### [What you will do]
Nothing outside the lines from the one containing "Convert this chart to Bokeh code." down to the one containing "from bokeh.resources import INLINE" belongs in the copy; print that span exactly, both ends included, with pictures removed.

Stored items
......

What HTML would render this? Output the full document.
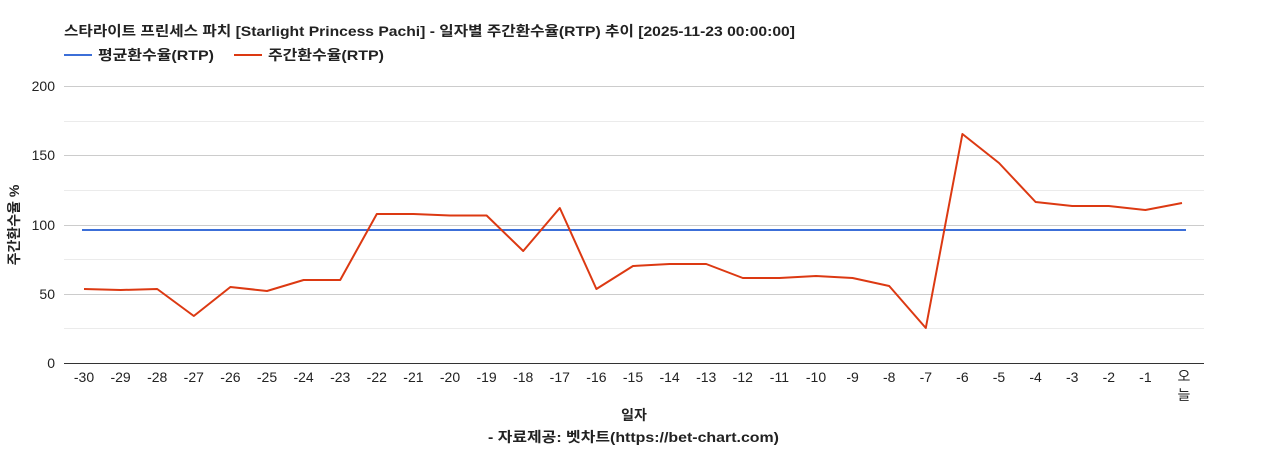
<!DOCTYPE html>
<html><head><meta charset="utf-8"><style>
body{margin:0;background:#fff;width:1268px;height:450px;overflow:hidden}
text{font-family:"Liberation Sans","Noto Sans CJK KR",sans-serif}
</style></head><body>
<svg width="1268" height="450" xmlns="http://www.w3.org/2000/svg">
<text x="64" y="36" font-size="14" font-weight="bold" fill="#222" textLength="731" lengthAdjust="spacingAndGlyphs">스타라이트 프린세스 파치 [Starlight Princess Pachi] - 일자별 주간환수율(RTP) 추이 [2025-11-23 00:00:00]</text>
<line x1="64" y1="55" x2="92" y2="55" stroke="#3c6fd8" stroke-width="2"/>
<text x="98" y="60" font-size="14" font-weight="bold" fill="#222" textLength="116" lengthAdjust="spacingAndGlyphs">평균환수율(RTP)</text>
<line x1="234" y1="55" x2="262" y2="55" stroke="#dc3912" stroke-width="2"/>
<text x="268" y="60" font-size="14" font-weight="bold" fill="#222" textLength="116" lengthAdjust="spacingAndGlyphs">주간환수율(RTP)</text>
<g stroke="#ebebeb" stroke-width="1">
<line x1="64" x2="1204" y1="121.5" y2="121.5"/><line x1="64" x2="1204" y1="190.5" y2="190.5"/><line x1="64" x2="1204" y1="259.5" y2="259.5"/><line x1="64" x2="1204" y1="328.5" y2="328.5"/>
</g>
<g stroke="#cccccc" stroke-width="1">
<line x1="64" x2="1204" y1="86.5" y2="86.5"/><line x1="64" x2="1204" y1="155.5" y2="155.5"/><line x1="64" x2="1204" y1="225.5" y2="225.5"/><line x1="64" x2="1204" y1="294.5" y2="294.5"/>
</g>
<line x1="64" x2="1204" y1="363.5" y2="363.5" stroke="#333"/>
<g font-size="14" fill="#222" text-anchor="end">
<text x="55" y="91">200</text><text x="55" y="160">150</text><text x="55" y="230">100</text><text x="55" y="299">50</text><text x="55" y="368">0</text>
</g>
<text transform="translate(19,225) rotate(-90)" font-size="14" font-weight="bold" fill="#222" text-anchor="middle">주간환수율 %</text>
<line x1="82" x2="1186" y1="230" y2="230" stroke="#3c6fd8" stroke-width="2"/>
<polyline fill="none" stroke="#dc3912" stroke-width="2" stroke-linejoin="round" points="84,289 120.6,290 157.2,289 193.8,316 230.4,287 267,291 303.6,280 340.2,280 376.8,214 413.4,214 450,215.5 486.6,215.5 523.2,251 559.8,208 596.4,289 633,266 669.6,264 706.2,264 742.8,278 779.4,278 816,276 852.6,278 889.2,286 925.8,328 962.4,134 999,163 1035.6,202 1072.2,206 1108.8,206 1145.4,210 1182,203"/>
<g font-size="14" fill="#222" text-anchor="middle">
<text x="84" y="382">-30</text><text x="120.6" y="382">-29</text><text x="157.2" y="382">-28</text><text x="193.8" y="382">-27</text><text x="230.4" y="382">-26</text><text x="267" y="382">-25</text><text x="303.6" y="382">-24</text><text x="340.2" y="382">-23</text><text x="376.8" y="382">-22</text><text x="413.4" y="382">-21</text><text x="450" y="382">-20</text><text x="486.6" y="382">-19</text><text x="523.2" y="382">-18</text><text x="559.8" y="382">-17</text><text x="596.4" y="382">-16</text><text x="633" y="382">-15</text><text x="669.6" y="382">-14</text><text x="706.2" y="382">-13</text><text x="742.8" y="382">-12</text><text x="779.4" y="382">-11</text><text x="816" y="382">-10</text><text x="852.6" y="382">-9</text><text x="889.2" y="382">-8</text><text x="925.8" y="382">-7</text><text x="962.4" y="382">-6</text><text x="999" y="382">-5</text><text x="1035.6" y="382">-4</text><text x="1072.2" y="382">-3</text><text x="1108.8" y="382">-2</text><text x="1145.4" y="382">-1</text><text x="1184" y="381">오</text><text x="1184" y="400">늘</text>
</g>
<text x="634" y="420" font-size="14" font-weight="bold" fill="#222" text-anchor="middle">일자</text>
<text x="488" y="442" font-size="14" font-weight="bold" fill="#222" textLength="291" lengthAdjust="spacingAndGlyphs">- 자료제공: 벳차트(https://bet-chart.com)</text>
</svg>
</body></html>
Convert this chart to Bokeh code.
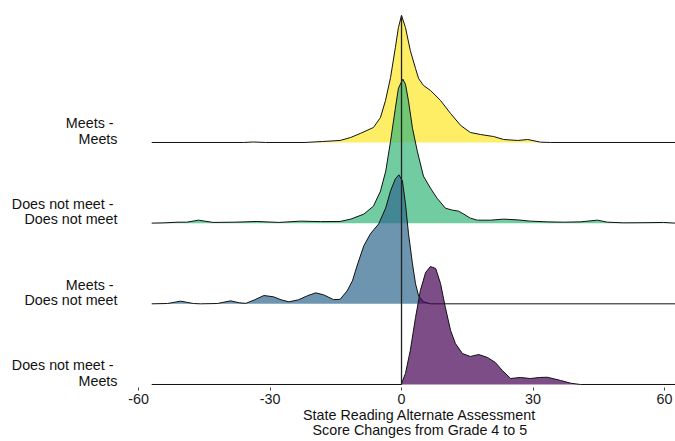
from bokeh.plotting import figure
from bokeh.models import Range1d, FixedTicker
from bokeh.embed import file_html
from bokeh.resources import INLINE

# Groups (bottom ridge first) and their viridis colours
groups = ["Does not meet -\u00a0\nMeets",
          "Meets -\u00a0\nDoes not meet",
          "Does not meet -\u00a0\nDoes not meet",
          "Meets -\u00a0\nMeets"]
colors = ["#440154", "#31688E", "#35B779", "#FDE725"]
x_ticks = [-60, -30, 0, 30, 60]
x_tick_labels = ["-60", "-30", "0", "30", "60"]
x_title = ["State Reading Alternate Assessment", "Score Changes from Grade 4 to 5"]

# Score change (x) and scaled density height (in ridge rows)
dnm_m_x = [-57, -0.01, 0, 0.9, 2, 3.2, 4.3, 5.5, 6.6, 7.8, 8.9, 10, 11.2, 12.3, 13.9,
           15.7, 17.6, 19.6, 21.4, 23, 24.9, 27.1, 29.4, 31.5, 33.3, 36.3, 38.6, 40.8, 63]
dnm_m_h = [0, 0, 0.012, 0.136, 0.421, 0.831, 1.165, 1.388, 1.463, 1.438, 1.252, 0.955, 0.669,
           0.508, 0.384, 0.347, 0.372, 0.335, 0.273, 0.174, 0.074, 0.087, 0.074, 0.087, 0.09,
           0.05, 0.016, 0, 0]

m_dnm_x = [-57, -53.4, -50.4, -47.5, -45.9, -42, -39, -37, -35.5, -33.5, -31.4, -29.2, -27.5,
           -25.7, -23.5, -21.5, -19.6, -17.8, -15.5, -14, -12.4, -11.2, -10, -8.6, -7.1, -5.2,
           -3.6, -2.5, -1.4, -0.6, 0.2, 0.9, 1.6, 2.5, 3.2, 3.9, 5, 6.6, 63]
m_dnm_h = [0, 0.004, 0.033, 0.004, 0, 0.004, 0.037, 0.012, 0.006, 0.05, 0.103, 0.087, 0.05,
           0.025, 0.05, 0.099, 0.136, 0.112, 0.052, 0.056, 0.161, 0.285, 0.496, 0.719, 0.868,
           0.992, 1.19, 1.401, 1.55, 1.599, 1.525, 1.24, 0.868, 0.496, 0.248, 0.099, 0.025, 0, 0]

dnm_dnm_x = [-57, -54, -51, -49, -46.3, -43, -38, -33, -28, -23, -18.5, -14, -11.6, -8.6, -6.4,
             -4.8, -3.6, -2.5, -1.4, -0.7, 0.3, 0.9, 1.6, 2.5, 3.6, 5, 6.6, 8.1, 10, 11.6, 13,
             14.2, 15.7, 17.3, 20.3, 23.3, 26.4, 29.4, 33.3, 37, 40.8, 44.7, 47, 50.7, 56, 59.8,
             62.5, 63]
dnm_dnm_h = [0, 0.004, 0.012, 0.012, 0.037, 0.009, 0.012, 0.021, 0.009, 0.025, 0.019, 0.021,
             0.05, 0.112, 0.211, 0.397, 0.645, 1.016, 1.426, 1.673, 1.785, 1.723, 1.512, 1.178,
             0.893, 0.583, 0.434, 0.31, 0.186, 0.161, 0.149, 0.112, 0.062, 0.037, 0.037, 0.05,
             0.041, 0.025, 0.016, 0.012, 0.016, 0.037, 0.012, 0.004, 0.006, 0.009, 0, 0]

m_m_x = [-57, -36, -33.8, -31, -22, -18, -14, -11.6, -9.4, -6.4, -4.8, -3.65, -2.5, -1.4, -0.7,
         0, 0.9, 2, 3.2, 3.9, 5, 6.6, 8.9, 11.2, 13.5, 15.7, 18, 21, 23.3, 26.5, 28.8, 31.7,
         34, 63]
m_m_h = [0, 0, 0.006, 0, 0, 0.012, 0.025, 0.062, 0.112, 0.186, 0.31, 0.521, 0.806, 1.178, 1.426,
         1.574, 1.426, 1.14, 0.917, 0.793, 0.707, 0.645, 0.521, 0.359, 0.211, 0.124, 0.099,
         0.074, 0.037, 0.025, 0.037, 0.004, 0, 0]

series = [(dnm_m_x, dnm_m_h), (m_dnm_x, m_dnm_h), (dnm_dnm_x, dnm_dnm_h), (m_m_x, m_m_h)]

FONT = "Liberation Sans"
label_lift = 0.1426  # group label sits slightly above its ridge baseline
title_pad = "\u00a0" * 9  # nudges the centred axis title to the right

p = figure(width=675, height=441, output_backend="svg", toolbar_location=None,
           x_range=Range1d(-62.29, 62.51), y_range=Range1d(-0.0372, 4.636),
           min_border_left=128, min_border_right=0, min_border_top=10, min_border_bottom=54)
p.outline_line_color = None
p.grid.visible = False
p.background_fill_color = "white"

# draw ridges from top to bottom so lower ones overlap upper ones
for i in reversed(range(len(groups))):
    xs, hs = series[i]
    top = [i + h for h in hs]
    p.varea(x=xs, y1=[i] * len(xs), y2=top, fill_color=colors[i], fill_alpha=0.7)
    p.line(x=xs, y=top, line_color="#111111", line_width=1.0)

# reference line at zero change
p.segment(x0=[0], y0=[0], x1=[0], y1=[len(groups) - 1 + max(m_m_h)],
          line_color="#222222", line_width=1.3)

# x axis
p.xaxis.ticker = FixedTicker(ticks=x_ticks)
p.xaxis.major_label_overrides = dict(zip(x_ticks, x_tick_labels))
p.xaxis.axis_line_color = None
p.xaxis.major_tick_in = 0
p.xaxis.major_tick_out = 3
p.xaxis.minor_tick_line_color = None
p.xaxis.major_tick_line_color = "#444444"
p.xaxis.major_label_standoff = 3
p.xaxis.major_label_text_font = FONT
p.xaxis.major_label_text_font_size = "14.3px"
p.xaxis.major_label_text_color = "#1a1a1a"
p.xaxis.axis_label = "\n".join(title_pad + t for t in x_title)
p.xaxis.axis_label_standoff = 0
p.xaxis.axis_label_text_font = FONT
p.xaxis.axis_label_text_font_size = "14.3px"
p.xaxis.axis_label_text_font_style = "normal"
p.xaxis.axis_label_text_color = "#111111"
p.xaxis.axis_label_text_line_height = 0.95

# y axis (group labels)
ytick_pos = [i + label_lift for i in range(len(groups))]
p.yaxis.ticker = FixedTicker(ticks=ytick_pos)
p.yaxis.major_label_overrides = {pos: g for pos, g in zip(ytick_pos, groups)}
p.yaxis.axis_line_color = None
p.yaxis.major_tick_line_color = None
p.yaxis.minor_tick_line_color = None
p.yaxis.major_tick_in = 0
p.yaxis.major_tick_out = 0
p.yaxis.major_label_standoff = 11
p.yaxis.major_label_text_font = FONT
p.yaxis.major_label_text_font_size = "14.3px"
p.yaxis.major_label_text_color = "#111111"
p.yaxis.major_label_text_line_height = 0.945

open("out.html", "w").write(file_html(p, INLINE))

......

### [Answer to this exercise]
Convert this chart to Bokeh code.
from bokeh.plotting import figure
from bokeh.models import Range1d, FixedTicker
from bokeh.embed import file_html
from bokeh.resources import INLINE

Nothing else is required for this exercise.